Человечек рассмеялся так, что у него покраснели уши.

— Ну нет, это вряд ли получится! — воскликнул он. — Я не знаю, как мой брат воспримет ваш приезд. Поэтому я должен сперва приготовить вас, объяснить, в каких мы стоим отношениях друг к другу. Прежде всего я должен заметить, что в этой истории имеются моменты, которые для меня самого остаются тайной. Стало быть, я вам расскажу не все, а только то, что известно мне самому.

Мой отец, как вы уже догадались, — майор Джон Шолто, служивший некогда в Индии в колониальных войсках. Одиннадцать лет назад он подал в отставку, вернулся в Англию и поселился в усадьбе Пондишери-Лодж в Аппер-Норвуде. В Индии он разбогател и вернулся домой с богатой коллекцией восточных редкостей и целым штатом туземных слуг. Таким образом, он смог купить себе дом и зажил, окруженный роскошью. Других детей, кроме меня и моего брата-близнеца Бартоломью, у него не было.

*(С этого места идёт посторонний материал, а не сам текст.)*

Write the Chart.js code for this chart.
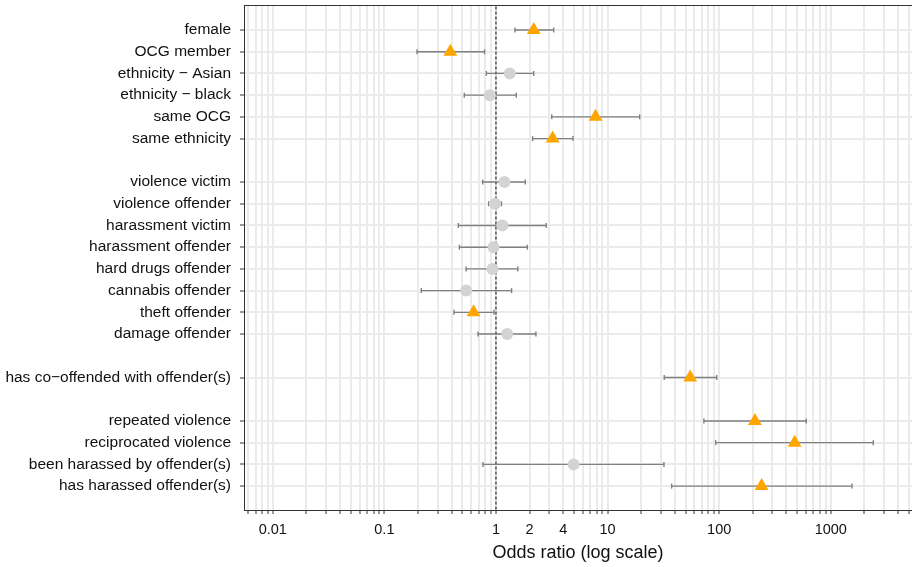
<!DOCTYPE html>
<html>
<head>
<meta charset="utf-8">
<script src="https://cdn.jsdelivr.net/npm/chart.js@4"></script>
<style>
    html, body { margin: 0; padding: 0; background: #fff; }
    #wrap { width: 912px; height: 567px; }
</style>
</head>
<body>
<div id="wrap"><canvas id="grafica" width="912" height="567"></canvas></div>
<script>
// rows top to bottom, '' = spacer row
const variables = [
    'female', 'OCG member', 'ethnicity \u2212 Asian', 'ethnicity \u2212 black', 'same OCG', 'same ethnicity',
    '',
    'violence victim', 'violence offender', 'harassment victim', 'harassment offender',
    'hard drugs offender', 'cannabis offender', 'theft offender', 'damage offender',
    '',
    'has co\u2212offended with offender(s)',
    '',
    'repeated violence', 'reciprocated violence', 'been harassed by offender(s)', 'has harassed offender(s)'
];
const oddsRatio = [2.18, 0.39, 1.33, 0.88, 7.8, 3.22, null, 1.19, 0.98, 1.14, 0.95, 0.93, 0.54, 0.63, 1.26, null, 55, null, 209, 475, 4.97, 240];
const ciLow     = [1.48, 0.196, 0.82, 0.52, 3.16, 2.13, null, 0.76, 0.86, 0.46, 0.47, 0.54, 0.214, 0.42, 0.69, null, 32.2, null, 73, 93, 0.765, 37.5];
const ciHigh    = [3.29, 0.79, 2.18, 1.52, 19.4, 4.9, null, 1.83, 1.12, 2.82, 1.91, 1.57, 1.38, 0.96, 2.28, null, 95, null, 603, 2404, 32, 1549];
const significant = [1, 1, 0, 0, 1, 1, null, 0, 0, 0, 0, 0, 0, 1, 0, null, 1, null, 1, 1, 0, 1];

const tickLabels = [0.01, 0.1, 1, 2, 4, 10, 100, 1000];

const puntosSig = [];
const puntosNoSig = [];
const intervalos = [];
variables.forEach((v, i) => {
    if (oddsRatio[i] === null) return;
    const p = { x: oddsRatio[i], y: i };
    if (significant[i]) puntosSig.push(p); else puntosNoSig.push(p);
    intervalos.push({ x: ciLow[i], y: i }, { x: ciHigh[i], y: i }, { x: NaN, y: NaN });
});

const topBorder = {
    id: 'topBorder',
    afterDraw(chart) {
        const { ctx, chartArea } = chart;
        ctx.save();
        ctx.strokeStyle = '#333';
        ctx.lineWidth = 1;
        ctx.beginPath();
        ctx.moveTo(chartArea.left, chartArea.top + 0.5);
        ctx.lineTo(chartArea.right, chartArea.top + 0.5);
        ctx.stroke();
        ctx.restore();
    }
};

function sinPadding(scale) {
    scale.paddingTop = 0;
    scale.paddingBottom = 0;
    scale.paddingLeft = 0;
    scale.paddingRight = 0;
}

const fuente = 'Liberation Sans, Arial, sans-serif';

const ctx = document.getElementById('grafica').getContext('2d');
new Chart(ctx, {
    type: 'scatter',
    data: {
        datasets: [
            {
                data: puntosSig,
                pointStyle: 'triangle',
                pointRadius: 8,
                backgroundColor: '#FFA500',
                borderColor: '#FFA500',
                borderWidth: 0,
                order: 0
            },
            {
                data: puntosNoSig,
                pointStyle: 'circle',
                pointRadius: 6,
                backgroundColor: '#D3D3D3',
                borderColor: '#D3D3D3',
                borderWidth: 0,
                order: 0
            },
            {
                type: 'line',
                data: intervalos,
                showLine: true,
                spanGaps: false,
                borderColor: '#808080',
                borderWidth: 1.4,
                pointStyle: 'line',
                rotation: 90,
                pointRadius: 2.5,
                pointBorderColor: '#808080',
                pointBorderWidth: 1.4,
                order: 1
            },
            {
                type: 'line',
                data: [{ x: 1, y: -2 }, { x: 1, y: 23 }],
                showLine: true,
                borderColor: '#000',
                borderWidth: 1,
                borderDash: [3, 2],
                pointRadius: 0,
                order: 2
            }
        ]
    },
    options: {
        responsive: false,
        animation: false,
        events: [],
        layout: { autoPadding: false, padding: { top: 5, right: 0, left: 0, bottom: 0 } },
        plugins: { legend: { display: false }, tooltip: { enabled: false } },
        scales: {
            x: {
                type: 'logarithmic',
                min: Math.pow(10, -2.258),
                max: Math.pow(10, 3.728),
                afterFit: (scale) => { scale.height = 57; sinPadding(scale); },
                afterBuildTicks: (scale) => {
                    const t = [];
                    for (let e = -3; e <= 3; e++) {
                        for (let m = 1; m <= 9; m++) {
                            const v = m * Math.pow(10, e);
                            if (v >= scale.min && v <= scale.max) t.push({ value: v });
                        }
                    }
                    scale.ticks = t;
                },
                ticks: {
                    autoSkip: false,
                    maxRotation: 0,
                    padding: 7,
                    color: '#111',
                    font: { family: fuente, size: 14.5 },
                    callback: (value) => {
                        const lab = tickLabels.find(l => Math.abs(l - value) / l < 1e-6);
                        return lab !== undefined ? String(lab) : '';
                    }
                },
                grid: {
                    color: '#EBEBEB',
                    lineWidth: 2,
                    tickColor: '#333',
                    tickLength: 4,
                    tickWidth: 1
                },
                border: { color: '#333', width: 1 },
                title: {
                    display: true,
                    text: 'Odds ratio (log scale)',
                    color: '#111',
                    font: { family: fuente, size: 18 },
                    padding: { top: 0, bottom: 3 }
                }
            },
            y: {
                type: 'linear',
                reverse: true,
                min: -1.15,
                max: 22.1,
                afterFit: (scale) => { scale.width = 244; sinPadding(scale); },
                afterBuildTicks: (scale) => {
                    scale.ticks = variables.map((v, i) => ({ value: i })).filter(t => variables[t.value] !== '');
                },
                ticks: {
                    autoSkip: false,
                    padding: 9,
                    color: '#111',
                    font: { family: fuente, size: 15.5 },
                    callback: (value) => variables[value]
                },
                grid: {
                    color: '#EBEBEB',
                    lineWidth: 2,
                    tickColor: '#333',
                    tickLength: 4,
                    tickWidth: 1
                },
                border: { color: '#333', width: 1 }
            }
        }
    },
    plugins: [topBorder]
});
</script>
</body>
</html>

Я очень хорошо помню, какие чувства вызвало у нас исчезновение капитана Морстена. О том, что он исчез, мы узнали из газет, а так как капитан Морстен был другом нашего отца, мы с братом обсуждали происшествие в его присутствии. Он обычно присоединялся к нам и гадал, что же в действительности произошло. Мы ни на один миг ни подозревали, что тайна исчезновения капитана похоронена в его груди. Что из всех людей ему одному была известна судьба Артура Морстена.

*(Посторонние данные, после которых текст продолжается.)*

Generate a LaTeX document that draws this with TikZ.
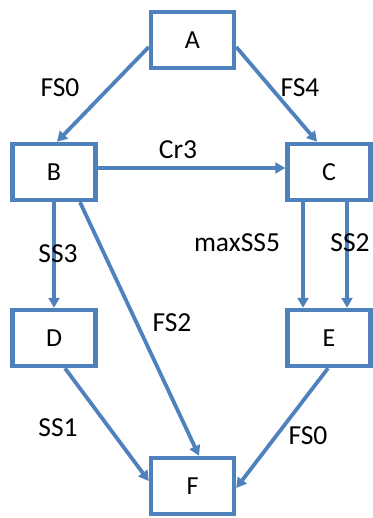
\documentclass[tikz,border=0pt]{standalone}
\usepackage{fontspec}
\setmainfont{Carlito}
\usetikzlibrary{arrows.meta}
\definecolor{boxblue}{RGB}{79,129,189}
\begin{document}
\begin{tikzpicture}[x=1pt,y=-1pt,
  blockbox/.style={draw=boxblue,line width=4.5pt,fill=white,minimum width=83pt,minimum height=56pt,inner sep=0pt,font=\fontsize{26}{28}\selectfont},
  conn/.style={draw=boxblue,line width=3.8pt,-{Triangle[length=10pt,width=11pt]}},
  lbl/.style={font=\fontsize{27.5}{30}\selectfont,inner sep=0pt}]
\useasboundingbox (0,0) rectangle (372,518);
\node[blockbox] (A) at (192.5,40) {A};
\node[blockbox] (B) at (54,172) {B};
\node[blockbox] (C) at (329,172) {C};
\node[blockbox] (D) at (54,338) {D};
\node[blockbox] (E) at (329,338) {E};
\node[blockbox] (F) at (192.5,486) {F};
\draw[conn] ([yshift=-7pt]A.west) -- ([xshift=3pt]B.north);
\draw[conn] ([yshift=-7pt]A.east) -- ([xshift=-12pt]C.north);
\draw[conn] ([yshift=4pt]B.east) -- ([yshift=4pt]C.west);
\draw[conn] (B.south) -- (D.north);
\draw[conn] ([xshift=26pt]B.south) -- ([xshift=6.5pt]F.north);
\draw[conn] ([xshift=-26pt]C.south) -- ([xshift=-26pt]E.north);
\draw[conn] ([xshift=18pt]C.south) -- ([xshift=18pt]E.north);
\draw[conn] ([xshift=11pt]D.south) -- ([yshift=5pt]F.west);
\draw[conn] ([xshift=-1pt]E.south) -- ([yshift=-2pt]F.east);
\node[lbl] (l1) at (60,88) {FS0};
\node[lbl] (l2) at (300,88) {FS4};
\node[lbl] (l3) at (178,150) {Cr3};
\node[lbl] (l4) at (237,243) {maxSS5};
\node[lbl] (l5) at (350,243) {SS2};
\node[lbl] (l6) at (58,254) {SS3};
\node[lbl] (l7) at (172,323) {FS2};
\node[lbl] (l8) at (58,428) {SS1};
\node[lbl] (l9) at (308,436) {FS0};
\end{tikzpicture}
\end{document}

Но мы, однако, знали, что какая-то тайна тяготеет над нашим отцом, какая-то несомненная опасность угрожает ему. Он очень боялся выходить один и в качестве привратников в Пондишери-Лодж всегда держал бывших профессиональных боксеров. Уильям, который привез вас сегодня, один из них. Он был когда-то чемпионом Англии в легком весе. Наш отец никогда не говорил нам, чего он боится. Но из его поведения было ясно, что он смертельно боится людей на деревянной ноге. Однажды он выстрелил из пистолета в человека на деревяшке, который оказался всего-навсего безобидным торговцем; чтобы замять дело, отцу пришлось заплатить большие деньги. Мы с братом склонны были считать это простой причудой отца, но последующие события заставили нас изменить мнение.

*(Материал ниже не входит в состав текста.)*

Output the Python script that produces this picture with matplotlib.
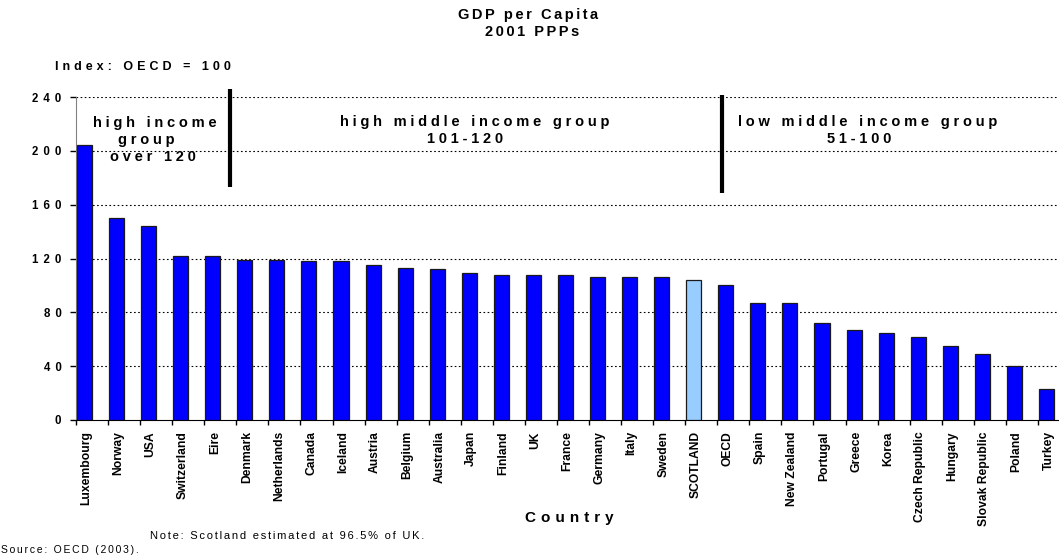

В начале 1882 года мой отец получил из Индии письмо, которое как громом поразило его. Он чуть не лишился сознания, когда распечатал его утром за завтраком, и с того дня до самой смерти он так и не оправился. Что было в том письме, мы так никогда и не узнали, но когда он держал его, я успел заметить, что это была скорее коротенькая записка, кое-как нацарапанная. Наш отец уже много лет страдал хронической нервной болезнью. Теперь же состояние его резко ухудшилось, он стал на глазах слабеть, и в конце апреля врачи предупредили нас, что надежды на выздоровление нет. Нас позвали к отцу, он хотел сказать нам свое последнее слово.